Incorrect: • The data relies on self-reporting by voluntary participants. Correct: • The data rely on self-reporting by voluntary participants.
➛Toward or towards? Upward or upwards? Either usage is technically correct. Merriam-Webster’s Dictionary of English Usage offers this guidance, which I follow when editing: the “ward” version is typically used in American English, and the “wards” form is more commonly used in British English.
• The hatchlings headed toward the ocean… (American English) • The strategy is oriented towards restoring stream channel morphology (British English)
Impact, affect, effect
Writers often use impact as a synonym for effect (noun, an effect of something) or affect (verb, to affect something). However, impact carries a connotation of force and can suggest a negative effect. Effect and affect are more neutral terms when force is not implied. Here are the definitions:
➛Impact: a forceful coming together; collision; forceful contact; strong influence. • The Fukushima nuclear power plant accident had significant impacts on aquatic invertebrates.
➛Effect: a result or consequence of something; an impression produced. • Target genes were overexpressed to determine their effects on fertility.
➛Affect: to produce a change in; to act upon or influence. • Plant root exudates affected the composition of the microbial community in the rhizosphere.
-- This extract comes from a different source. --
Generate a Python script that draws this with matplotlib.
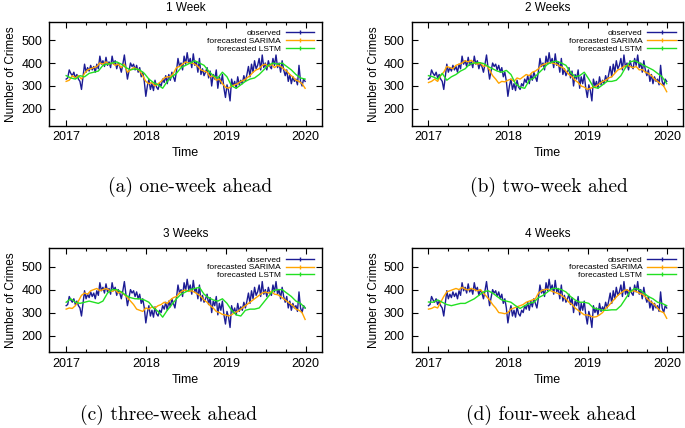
import pandas as pd
import matplotlib
matplotlib.use("Agg")
import matplotlib.pyplot as plt
import matplotlib.dates as mdates
from matplotlib.lines import Line2D

plt.rcParams['font.family'] = ['Liberation Sans', 'DejaVu Sans']

# weekly observed counts, 2017-01-01 .. 2019-12-29
observed = [
    330, 335, 370, 355, 345, 360, 335, 350, 330, 320, 285, 340, 395,
    360, 380, 365, 390, 370, 385, 360, 395, 375, 430, 395, 410, 385,
    425, 390, 405, 380, 430, 395, 410, 375, 400, 385, 360, 395, 435,
    380, 330, 365, 400, 385, 395, 370, 390, 360, 380, 340, 360, 320,
    255, 300, 330, 285, 310, 280, 325, 295, 285, 310, 300, 330, 315,
    345, 310, 350, 325, 360, 340, 320, 365, 420, 385, 400, 370, 430,
    395, 445, 400, 420, 380, 440, 390, 405, 360, 420, 350, 375, 345,
    360, 380, 335, 365, 300, 350, 330, 370, 290, 340, 310, 350, 290,
    250, 305, 280, 235, 330, 300, 320, 290, 340, 305, 325, 310, 345,
    320, 350, 385, 340, 395, 360, 410, 375, 390, 420, 370, 435, 380,
    400, 370, 410, 385, 375, 420, 390, 435, 380, 400, 360, 410, 370,
    345, 370, 320, 350, 310, 340, 320, 330, 305, 390, 320, 300, 330,
    320,
]

# SARIMA forecasts (every 2nd week)
sarima_1 = [
    320, 325, 345, 335, 345, 330, 355, 370, 375, 380, 385, 400, 395, 405, 395, 400, 390, 395, 380, 395, 360, 370, 380, 375, 365, 345,
    320, 310, 315, 300, 310, 320, 335, 340, 340, 355, 380, 385, 395, 405, 400, 400, 395, 385, 370, 365, 360, 340, 345, 325, 330, 310,
    295, 290, 300, 305, 310, 320, 325, 335, 345, 360, 370, 375, 390, 395, 385, 395, 380, 390, 385, 375, 365, 350, 340, 325, 320, 310,
    290,
]
sarima_2 = [
    315, 320, 330, 320, 345, 360, 385, 380, 375, 390, 395, 400, 410, 405, 412, 400, 395, 400, 385, 390, 370, 345, 330, 312, 320, 318,
    325, 330, 320, 335, 330, 340, 350, 345, 360, 365, 375, 390, 395, 400, 402, 398, 395, 385, 380, 365, 350, 340, 325, 315, 300, 295,
    285, 290, 295, 300, 310, 320, 325, 335, 340, 355, 370, 375, 385, 390, 385, 380, 385, 370, 372, 360, 355, 345, 330, 320, 310, 300,
    275,
]
sarima_3 = [
    315, 320, 318, 330, 350, 375, 385, 380, 395, 400, 405, 395, 400, 405, 398, 392, 400, 385, 390, 378, 365, 350, 335, 315, 310, 305,
    320, 315, 325, 320, 330, 335, 345, 340, 355, 365, 370, 385, 395, 398, 392, 395, 388, 380, 370, 355, 345, 330, 320, 305, 300, 292,
    290, 285, 290, 300, 305, 315, 325, 335, 345, 355, 365, 375, 385, 390, 385, 392, 380, 378, 370, 360, 350, 340, 330, 315, 310, 300,
    270,
]
sarima_4 = [
    315, 318, 325, 320, 345, 370, 390, 395, 400, 405, 400, 410, 402, 398, 405, 400, 395, 400, 385, 370, 355, 335, 320, 300, 298, 295,
    300, 315, 320, 325, 330, 335, 345, 350, 355, 360, 385, 395, 400, 402, 395, 390, 385, 380, 370, 360, 345, 335, 320, 310, 300, 290,
    290, 285, 280, 282, 290, 300, 318, 330, 345, 360, 375, 385, 395, 400, 390, 395, 392, 385, 380, 370, 355, 345, 335, 320, 305, 300,
    275,
]

# LSTM forecasts (every 3rd week)
lstm_1 = [
    345, 335, 330, 345, 340, 355, 360, 365, 390, 395, 400, 405, 395, 380, 370, 375, 370, 355,
    330, 315, 305, 290, 320, 340, 355, 380, 390, 400, 410, 400, 390, 365, 345, 335, 360,
    340, 300, 290, 305, 320, 330, 335, 350, 370, 390, 400, 395, 400, 385, 370, 350, 335, 330,
]
lstm_2 = [
    345, 340, 330, 355, 325, 340, 350, 365, 375, 395, 400, 402, 398, 385, 375, 365, 360, 368,
    350, 310, 295, 290, 325, 335, 355, 375, 395, 405, 408, 400, 390, 360, 340, 345, 360,
    330, 295, 290, 305, 320, 320, 325, 345, 380, 405, 410, 400, 390, 380, 370, 355, 340, 310,
]
lstm_3 = [
    345, 360, 345, 340, 345, 350, 345, 340, 350, 385, 400, 400, 390, 375, 365, 360, 360, 355,
    345, 320, 305, 280, 310, 335, 360, 380, 390, 400, 405, 410, 380, 365, 355, 350, 360,
    340, 310, 290, 285, 310, 315, 315, 320, 345, 370, 395, 400, 400, 385, 370, 350, 340, 320,
]
lstm_4 = [
    346, 345, 355, 345, 335, 330, 335, 340, 340, 350, 360, 375, 390, 395, 385, 370, 355, 350,
    345, 330, 318, 330, 340, 345, 365, 375, 390, 405, 405, 400, 390, 370, 355, 345, 345,
    340, 320, 315, 310, 310, 312, 312, 330, 360, 390, 405, 400, 385, 370, 360, 345, 340, 330,
]

weeks = pd.date_range("2017-01-01", periods=len(observed), freq="7D")
sarima_dates = weeks[::2]
lstm_dates = weeks[::3]

panels = [
    ("1 Week", "(a) one-week ahead", sarima_1, lstm_1, [0.072, 0.7063, 0.3977, 0.243], (190, 187)),
    ("2 Weeks", "(b) two-week ahed", sarima_2, lstm_2, [0.601, 0.7063, 0.3965, 0.243], (549, 187)),
    ("3 Weeks", "(c) three-week ahead", sarima_3, lstm_3, [0.072, 0.1769, 0.3977, 0.243], (168, 415)),
    ("4 Weeks", "(d) four-week ahead", sarima_4, lstm_4, [0.601, 0.1769, 0.3965, 0.243], (551, 415)),
]

c_obs = "#1c1c94"
c_sar = "#ffa500"
c_lstm = "#22e022"

fig = plt.figure(figsize=(6.85, 4.28), dpi=100)

for title, caption, sar, lstm, rect, cpos in panels:
    ax = fig.add_axes(rect)
    ax.plot(weeks, observed, color=c_obs, lw=1.0)
    ax.plot(sarima_dates, sar, color=c_sar, lw=1.0)
    ax.plot(lstm_dates, lstm, color=c_lstm, lw=1.0)

    ax.set_xlim(pd.Timestamp("2016-10-16"), pd.Timestamp("2020-03-14"))
    ax.set_ylim(127, 580)
    ax.set_yticks([200, 300, 400, 500])
    ax.xaxis.set_major_locator(mdates.YearLocator())
    ax.xaxis.set_major_formatter(mdates.DateFormatter("%Y"))
    ax.xaxis.set_minor_locator(mdates.MonthLocator(bymonth=[1, 4, 7, 10]))
    ax.tick_params(which="both", direction="in", top=True, right=True, labelsize=9, width=0.8)
    ax.tick_params(which="major", length=4)
    ax.tick_params(which="minor", length=2.5)
    ax.tick_params(axis="y", pad=5)
    ax.tick_params(axis="x", pad=4)
    for s in ax.spines.values():
        s.set_linewidth(1.0)

    ax.set_title(title, fontsize=8.5, pad=8)
    ax.set_xlabel("Time", fontsize=9, labelpad=3)
    ax.set_ylabel("Number of Crimes", fontsize=8.5, labelpad=3)

    handles = [
        Line2D([], [], color=c_obs, lw=1.0, marker="|", ms=2.5),
        Line2D([], [], color=c_sar, lw=1.0, marker="|", ms=2.5),
        Line2D([], [], color=c_lstm, lw=1.0, marker="|", ms=2.5),
    ]
    ax.legend(handles, ["observed", "forecasted SARIMA", "forecasted LSTM"],
              loc="upper right", frameon=False, fontsize=6, markerfirst=False,
              handlelength=3.4, handletextpad=0.6, labelspacing=0.0,
              borderaxespad=0.5, borderpad=0.4)

    fig.text(cpos[0] / 685, 1 - cpos[1] / 428, caption, family="cmr10",
             fontsize=14, ha="center", va="center")

fig.savefig("out.png", dpi=100)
➛Other alternatives to impact include: result, consequence, influence, outcome
The distinction between intermittent and periodic lies in whether the subject occurs regularly or irregularly. Intermittent refers to irregular events; periodic can refer to either regular or irregular events.
➛Intermittent: alternately stopping and starting or functioning and not functioning; occurring at irregular intervals. • An intermittent land bridge linked the eastern Palaearctic to the New World. • The intermittent stream had been dry for three years.
➛Periodic: recurring at either regular or irregular intervals of time. • Oxygen concentrations in the hydroponic solutions were monitored periodically (every 4 h). • Although we heard periodic calls, we never saw the Swainson’s thrush.
Since, because, as
➛Because is used to show a causal relationship. • Because the reagents were volatile, the process occurred quickly.
➛Since and as are used to show temporal relationships. • The new instrument arrived just as our samples were ready to be processed. (NOT As we had many samples and our analyzer had broken, we ordered a new instrument.) • Sea surface levels have changed significantly since the Pleistocene.
➛While indicates time. Although suggests conditionality and is synonymous with but and however.
➛While is commonly used to express the meaning although, and it is generally understood in that context. • While some wetlands are naturally isolated, human activity is a major contributing factor in wetland isolation.
However, while should not be used in place of although or however when the resulting meaning would be unclear. Consider the sentence • While the site was in full sun, the conditions were not ideal for growth. A reader could interpret this sentence to mean that conditions were not ideal when the site was in full sun. This sentence can be clarified by replacing while with although.
- While is used appropriately in the following sentences: • The samples were incubated while the gels were prepared. • The low-oxygen environment inhibits aerobic microbial activity while stimulating activity of facultative and obligate anaerobes. • Wetland plants take up nutrients, while their hydric soils chemically bind other pollutants.
- Note that and or but can often be substituted for while: • The low-oxygen environment inhibits aerobic microbial activity and stimulates the activity of facultative and obligate anaerobes. • Wetland plants take up nutrients, and their hydric soils chemically bind other pollutants.